Intel also defines a set of function-like intrinsics for programming SSE in C. These are similar to those provided by AltiVec, with some small differences. The Intel intrinsics use _mm_- instead of vec_- as the operator prefix. In addition, where AltiVec relies on C++ style function overloading to decide based on argument type which particular flavor of add to use among many, Intel has encoded this information as a suffix on the intrinsic:

Table 2-3  Suffixes of SSE Intrinsics

AltiVec

SSE

vec_add( vSInt8, vSInt8 );

_mm_add_epi8( vSInt8, vSInt8 );

vec_add( vSInt16, vSInt16 );

_mm_add_epi16( vSInt16, vSInt16 );

vec_add( vSInt32, vSInt32 );

_mm_add_epi32( vSInt32, vSInt32 );

vec_add( vFloat, vFloat );

_mm_add_ps( vFloat, vFloat );

-

_mm_add_epi64( vSInt64, vSInt64 );

-

_mm_add_pd( vDouble, vDouble );

-

_mm_add_ss( vFloat, vFloat );

-

_mm_add_sd( vDouble, vDouble );

The suffixes are defined as follows:

Table 2-4  SSE Intrinsics Suffix Definitions

suffix

description

-pi#

MMX (64-bit) vector containing packed #-bit integers

-pu#

MMX (64-bit) vector containing packed #-bit unsigned integers

-epi#

XMM (128-bit) vector containing packed #-bit integers

-epu#

XMM (128-bit) vector containing packed #-bit unsigned integers

-ps

XMM (128-bit) vector containing packed single precision floating point values

-ss

XMM (128-bit) vector containing one single precision floating point value

-pd

XMM (128-bit) vector containing packed double precision floating point values

-sd

XMM (128-bit) vector containing one double precision floating point value

-si64

MMX (64-bit) vector containing a single 64-bit int

-si128

XMM (128-bit) vector

The various intrinsics are available in one of four headers, one each for MMX, SSE, SSE2, and SSE3, when the corresponding ISA appeared:

Table 2-5  Headers for SSE Intrinsics

MMX

mmintrin.h

SSE

xmmintrin.h

SSE2

emmintrin.h

SSE3

pmmintrin.h

The complete set of operations available for the Intel architecture is detailed in the Intel Architecture Software Developer's Manual (Volume 2, see link in the Introduction at top of page). There is a partial AltiVec to SSE translation table in the Universal Binary Programming Guide, Appendix B. More thorough conversion tables appear in various segments entitled Algorithms/Conversions in the part of this document to follow.

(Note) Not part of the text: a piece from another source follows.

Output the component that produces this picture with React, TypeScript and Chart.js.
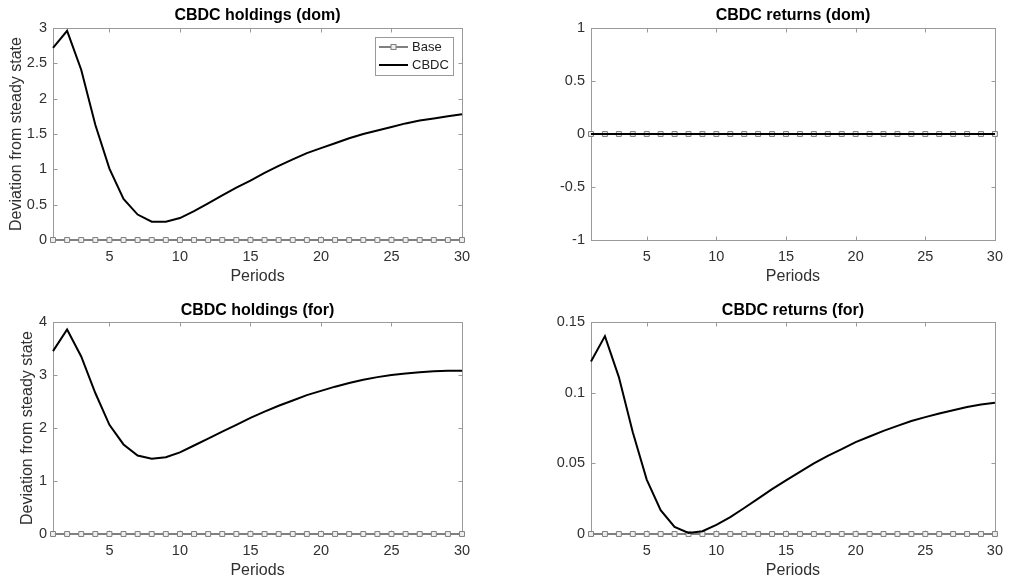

In addition, GCC has a set of GCC native non-portable intrinsics, described here. Please note that these are subject to change. GCC can and does regularly remove __builtins from the programming environment.

Sample function

Here is a function that calculates the distances from the origin {0,0} of a set of 4 {x,y} pairs in AltiVec:

#include <Accelerate/Accelerate.h> //contains data types used
vFloat Distance( vFloat x, vFloat y )
{
    vFloat x2 = vec_madd( x, x, (vFloat) (-0.0f) ); //x * x
    vFloat distance2 = vec_madd( y, y, x2 ); // x*x + y*y
    return vsqrtf( distance2 ); //from Accelerate.framework
}

and here is the same thing in SSE:

#include <Accelerate/Accelerate.h> //contains data types used
#include <xmmintrin.h> //declares _mm_* intrinsics
vFloat Distance( vFloat x, vFloat y )
{
    vFloat x2 = _mm_mul_ps( x, x); //x * x
    vFloat distance2 = _mm_add_ps(_mm_mul_ps( y, y), x2); // x*x + y*y
    return vsqrtf( distance2 ); //from Accelerate.framework
}

If you wish to tie yourself to GCC specific features, you may investigate GCC's unified vector programming interfaces. That would allow you to write the following and compile for both platforms:

#include <Accelerate/Accelerate.h>
//Not portable to other compilers!
vFloat Distance( vFloat x, vFloat y )
{
    return vsqrtf( x*x + y*y ); //from Accelerate.framework
}

Since this is a new feature, it is suggested that you inspect generated code thoroughly. In addition, there are clearly other ways to do the same thing, using some inline functions or macros using more traditional interfaces, that may preserve your compiler independence.

Detecting SSE3

SSE3 is an optional hardware feature on MacOS X for Intel. If you wish to use SSE3 features, you must detect them first, similar to how you are required to check for AltiVec. The same interfaces are used, just a different sysctlbyname() selector:

#include <sys/sysctl.h>
int IsSSE3Present( void )
{
    int hasSSE3 = 0;
    size_t length = sizeof( hasSSE3 );
    int error = sysctlbyname("hw.optional.sse3", &hasSSE3, &length, NULL, 0);
    if( 0 != error ) return 0;
    return hasSSE3;
}

Similar selectors exist for MMX, SSE and SSE2, but since those are required features for MacOS X for Intel, it is not required that you test them before using those vector extensions, in software intended solely for MacOS X for Intel. (SSE is not available in any format for MacOS X for PowerPC and AltiVec is not available for MacOS X for Intel. When writing code for Universal Binaries to run on MacOS X, you should conditionalize your code using appropriate symbols like __VEC__ and __SSE2__ to prevent the compiler from seeing vector code for unsupported architectures for each fork of the universal binary.)